Der Präsident ordnet Staatstrauer an - und schickt den trauernden Angehörigen Särge.

Tegucigalpa - Nach dem verheerenden Gefängnisbrand in Honduras haben die Behörden mehr als 350 Tote in Leichenschauhäuser der Hauptstadt Tegucigalpa gebracht. Die Zahl der Toten werde voraussichtlich auf 377 ansteigen, teilte die Polizei am Mittwochabend (Ortszeit) in Tegucigalpa mit. 475 Häftlinge hätten die Flammenhölle in dem völlig überbelegten Gefängnis von Comayagua überlebt. Sie sollten anderswo untergebracht werden, teilte Sicherheitsminister Pompeyo Bonilla mit.

Genaue Zahl der Todesopfer stand am Mittwochabend noch nicht fest

Die meisten Häftlinge verbrannten oder erstickten in giftigen Rauchwolken, weil ihre Zellen zu spät geöffnet wurden. Die genaue Zahl der Todesopfer stand auch am Mittwochabend noch nicht fest. Es war unklar, wie viele Gefangene hatten fliehen können. Dutzende Insassen wurden schwer verletzt. In einem Krankenhaus erlagen am Mittwochnachmittag zwei Männer ihren schweren Brandverletzungen.

Gefängnis war mit Häftlingen total überfüllt

Das Feuer flammte unter noch ungeklärten Umständen in der Haftanstalt auf, die rund 120 Kilometer nordwestlich der Hauptstadt des mittelamerikanischen Landes liegt. Der Gebäudekomplex wurde zum großen Teil zerstört. Zum Zeitpunkt der Katastrophe büßten dort weit über 800 Häftlinge ihre Strafen ab. Das Gefängnis ist aber nur für rund 400 Insassen ausgelegt. Hunderte von Familienangehörigen protestierten gegen die Überführung der Toten nach Tegucigalpa und verlangten die Herausgabe der Leichen.

Die Chefin der nationalen Gerichtsmedizin, Lucy Marrder, sagte, es werde mindestens drei Tage dauern, bis die Opfer identifiziert seien. Chile schickte ein Team von Spezialisten, um den Honduranern zu helfen. Auch von der Organisation der Amerikanischen Staaten (OAS) sollen Experten nach Honduras entsandt werden. Präsident Porfirio Lobo kündigte an, die Regierung werde die identifizierten Leichname wieder nach Comayagua bringen.

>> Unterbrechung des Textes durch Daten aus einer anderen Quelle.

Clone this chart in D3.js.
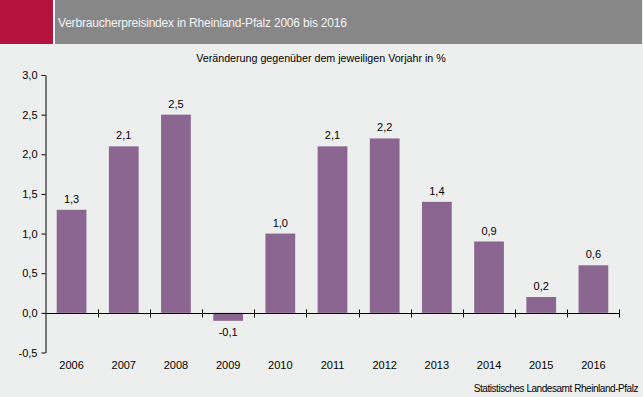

Der Präsident kündigte dreitägige Staatstrauer an

Er kündigte eine dreitägige Staatstrauer an und versprach, den Familien der verstorbenen Häftlinge Särge und Geld für die Beisetzung zu geben. Die Regierungen benachbarter Staaten sicherten Honduras Hilfe zu. Der deutsche Außenminister Guido Westerwelle, auf Reisen in Lateinamerika, erklärte: „Mit großer Bestürzung habe ich von der verheerenden Brandkatastrophe im Gefängnis Comayagua in Honduras erfahren. Unser tief empfundenes Mitgefühl gilt den Angehörigen und Freunden der Opfer. Die Ursache dieses furchtbaren Unglücks muss schnell und lückenlos aufgeklärt werden.“

In den überbelegten Gefängnissen von Honduras herrschen oft unmenschliche Bedingungen. Sie sind für maximal 8000 Gefangene ausgelegt. Doch sitzen 13.000 Häftlinge im gesamten Land ein. Immer wieder kommt es zu Meutereien gegen die Haftbedingungen und zu Zusammenstößen zwischen Mitgliedern krimineller Banden. So wurden im Oktober des vergangenen Jahres neun Menschen bei einem Aufstand im Gefängnis von San Pedro Sula getötet.

Das Gefängnis in Comayagua war nach Angaben der Gouverneurin von Comayagua, Paola Castro, kein Hochsicherheitsgefängnis, sondern ein Modell des Strafvollzugs für Gefangene, die mittlere Strafen abzubüßen haben. Tagsüber arbeiteten die Häftlinge in der Landwirtschaft, bauen Gemüse an und mästen Schweine. Nachts kehren sie in ihre Zellen zurück.